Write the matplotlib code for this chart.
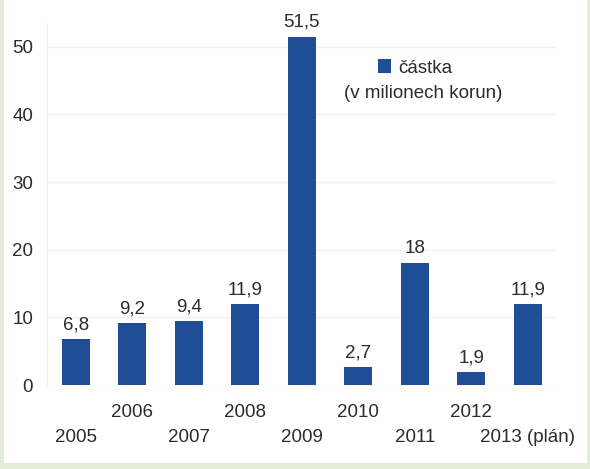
import matplotlib
matplotlib.use("Agg")
from matplotlib import pyplot as plt
from matplotlib.patches import Rectangle

roky = ['2005', '2006', '2007', '2008', '2009', '2010', '2011', '2012', '2013 (plán)']
castka = [6.8, 9.2, 9.4, 11.9, 51.5, 2.7, 18, 1.9, 11.9]
popisky = ['6,8', '9,2', '9,4', '11,9', '51,5', '2,7', '18', '1,9', '11,9']
yticks = [0, 10, 20, 30, 40, 50]

plt.rcParams['font.family'] = ['Liberation Sans', 'DejaVu Sans']
fs = 13.5
barva_textu = '#2b2b2b'

fig = plt.figure(figsize=(5.90, 4.69), dpi=100, facecolor='#e3ecd9')
# bily panel
fig.add_artist(Rectangle((4/590, 6/469), 583/590, 463/469, transform=fig.transFigure,
                         facecolor='white', edgecolor='none', zorder=-5))

ax = fig.add_axes([47/590, 1 - 385/469, 509/590, 362/469])
ax.set_facecolor('none')

x = list(range(len(roky)))
bars = ax.bar(x, castka, width=0.5, color='#1f4e96', zorder=3, label='částka')

ax.set_xlim(-0.51, 8.5)
ax.set_ylim(0, 53.5)
ax.set_yticks(yticks)
ax.set_yticklabels([str(v) for v in yticks], fontsize=fs, color=barva_textu)
ax.tick_params(axis='y', length=0, pad=10)
ax.set_xticks([])
ax.grid(axis='y', color='#f0f0f0', lw=1, zorder=0)
for s in ['top', 'right', 'bottom']:
    ax.spines[s].set_visible(False)
ax.spines['left'].set_color('#f0f0f0')

# hodnoty nad sloupci
for i, v in enumerate(castka):
    ax.annotate(popisky[i], (i, v), xytext=(0, 7), textcoords='offset points',
                ha='center', va='baseline', fontsize=fs, color=barva_textu)

# roky ve dvou radcich
for i, r in enumerate(roky):
    off = -38 if i % 2 == 0 else -19.5
    ax.annotate(r, (i, 0), xycoords=('data', 'axes fraction'), xytext=(0, off),
                textcoords='offset points', ha='center', va='center',
                fontsize=fs, color=barva_textu)

leg = fig.legend(handles=[bars], labels=['částka'], loc='center left',
                 bbox_to_anchor=(378/590, 1 - 68/469), frameon=False, borderpad=0,
                 borderaxespad=0, handlelength=0.7, handleheight=0.7,
                 handletextpad=0.4, fontsize=fs)
for t in leg.get_texts():
    t.set_color(barva_textu)
fig.text(423/590, 1 - 93/469, '(v milionech korun)', ha='center', va='center',
         fontsize=fs, color=barva_textu)

fig.savefig('out.png', dpi=100, facecolor=fig.get_facecolor())
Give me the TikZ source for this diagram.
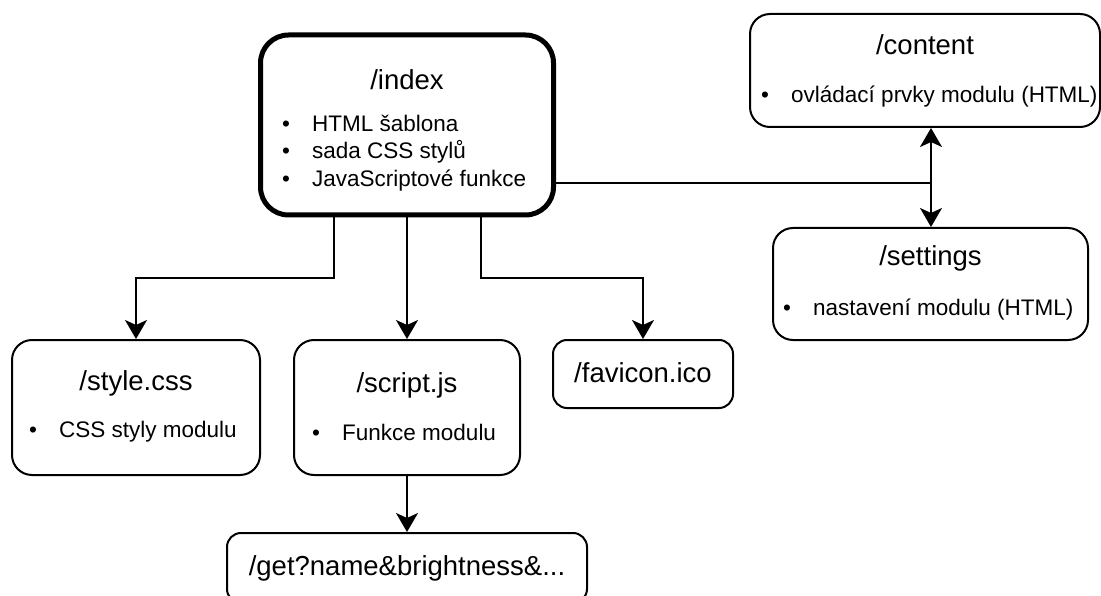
\documentclass[tikz,border=0pt]{standalone}
\usepackage{fontspec}
\setmainfont{Liberation Sans}
\usetikzlibrary{arrows.meta,positioning}
\newcommand{\bul}{\makebox[30pt][l]{•}}

\begin{document}
\begin{tikzpicture}[x=1pt,y=-1pt,
    box/.style={draw,line width=2pt,rounded corners=20pt,inner sep=0pt},
    smallbox/.style={box,rounded corners=14pt},
    mainbox/.style={box,line width=5pt,rounded corners=28pt},
    title/.style={inner sep=0pt,font=\fontsize{27.5}{33}\selectfont},
    items/.style={anchor=west,inner sep=0pt,align=left,font=\fontsize{22.5}{27.5}\selectfont},
    conn/.style={line width=2pt,-{Stealth[length=19pt,width=22pt,inset=5pt]}},
    link/.style={line width=2pt}]
    \useasboundingbox (0,0) rectangle (1101,596);

    % Index
    \node[mainbox,minimum width=293pt,minimum height=180pt] (index) at (407,125) {};
    \node[title] (indext) at (407,80) {/index};
    \node[items] (indexl) at (282,153) {\bul HTML šablona\\\bul sada CSS stylů\\\bul JavaScriptové funkce};

    % Content and settings
    \node[box,minimum width=350pt,minimum height=113pt] (content) at (925,70.5) {};
    \node[title] (contentt) at (925,45) {/content};
    \node[items] (contentl) at (761,97) {\bul ovládací prvky modulu (HTML)};

    \node[box,minimum width=315pt,minimum height=112pt] (settings) at (930.5,284) {};
    \node[title] (settingst) at (930.5,258) {/settings};
    \node[items] (settingsl) at (783,310) {\bul nastavení modulu (HTML)};

    % Files
    \node[box,minimum width=248pt,minimum height=135pt] (style) at (136,407.5) {};
    \node[title] (stylet) at (136,383) {/style.css};
    \node[items] (stylel) at (29,432) {\bul CSS styly modulu};

    \node[box,minimum width=226pt,minimum height=135pt] (script) at (407,407.5) {};
    \node[title] (scriptt) at (407,385) {/script.js};
    \node[items] (scriptl) at (312,432) {\bul Funkce modulu};

    \node[smallbox,minimum width=180pt,minimum height=68pt] (favicon) at (643,374) {};
    \node[title] (favicont) at (643,373) {/favicon.ico};

    % Request
    \node[smallbox,minimum width=360pt,minimum height=70pt] (get) at (407,568) {};
    \node[title] (gett) at (407,568) {/get?name\&brightness\&...};

    % Connectors
    \draw[conn] ([xshift=-73.5pt]index.south) -- ++(0,61) -| (style.north);
    \draw[conn] (index.south) -- (script.north);
    \draw[conn] ([xshift=73.5pt]index.south) -- ++(0,61) -| (favicon.north);
    \draw[conn] (script.south) -- (get.north);

    \coordinate (split) at (931,183);
    \draw[link] ([yshift=-58pt]index.east) -- (split);
    \draw[conn] (split) -- (split |- content.south);
    \draw[conn] (split) -- (split |- settings.north);
\end{tikzpicture}
\end{document}
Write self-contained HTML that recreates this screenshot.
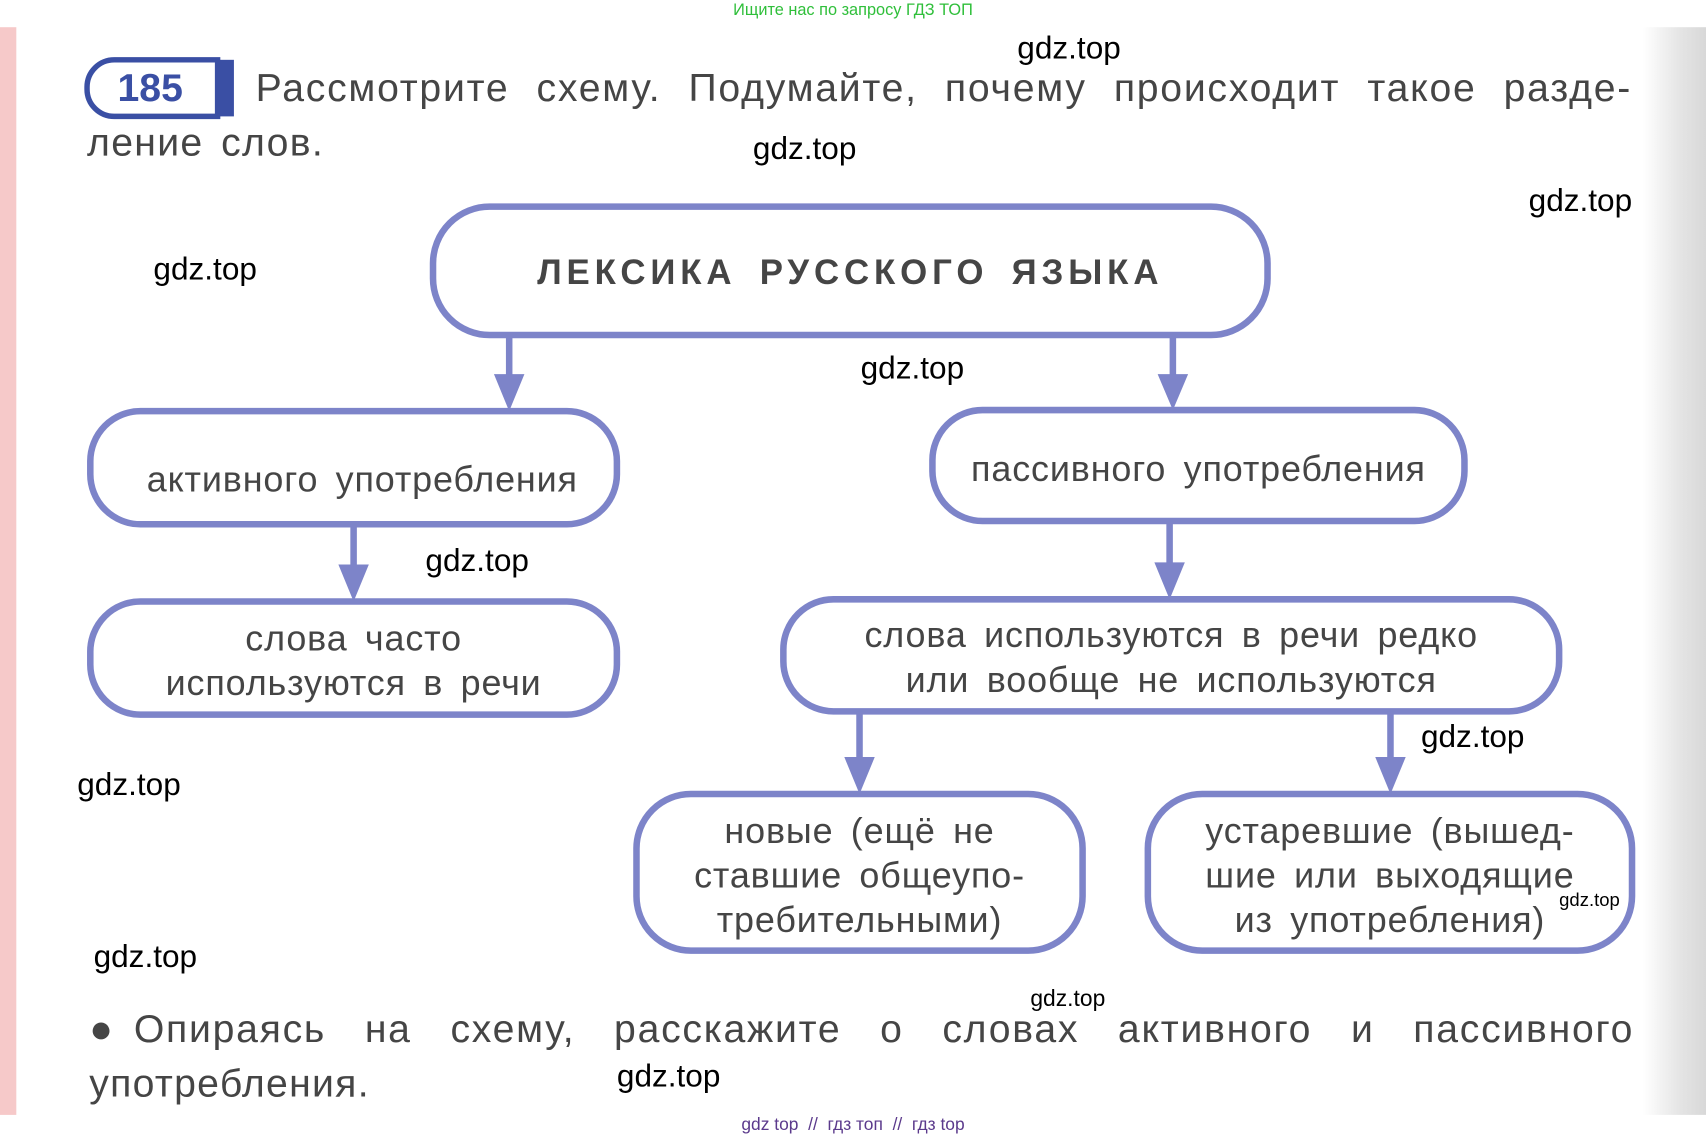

━━━━━━

Problem :: Up to and including the line with "color='#1f4e96', zorder=3, label='částka')", copy the data above from its first line. Skip pictures.

Task output ::
Write the matplotlib code for this chart.
import matplotlib
matplotlib.use("Agg")
from matplotlib import pyplot as plt
from matplotlib.patches import Rectangle

roky = ['2005', '2006', '2007', '2008', '2009', '2010', '2011', '2012', '2013 (plán)']
castka = [6.8, 9.2, 9.4, 11.9, 51.5, 2.7, 18, 1.9, 11.9]
popisky = ['6,8', '9,2', '9,4', '11,9', '51,5', '2,7', '18', '1,9', '11,9']
yticks = [0, 10, 20, 30, 40, 50]

plt.rcParams['font.family'] = ['Liberation Sans', 'DejaVu Sans']
fs = 13.5
barva_textu = '#2b2b2b'

fig = plt.figure(figsize=(5.90, 4.69), dpi=100, facecolor='#e3ecd9')
# bily panel
fig.add_artist(Rectangle((4/590, 6/469), 583/590, 463/469, transform=fig.transFigure,
                         facecolor='white', edgecolor='none', zorder=-5))

ax = fig.add_axes([47/590, 1 - 385/469, 509/590, 362/469])
ax.set_facecolor('none')

x = list(range(len(roky)))
bars = ax.bar(x, castka, width=0.5, color='#1f4e96', zorder=3, label='částka')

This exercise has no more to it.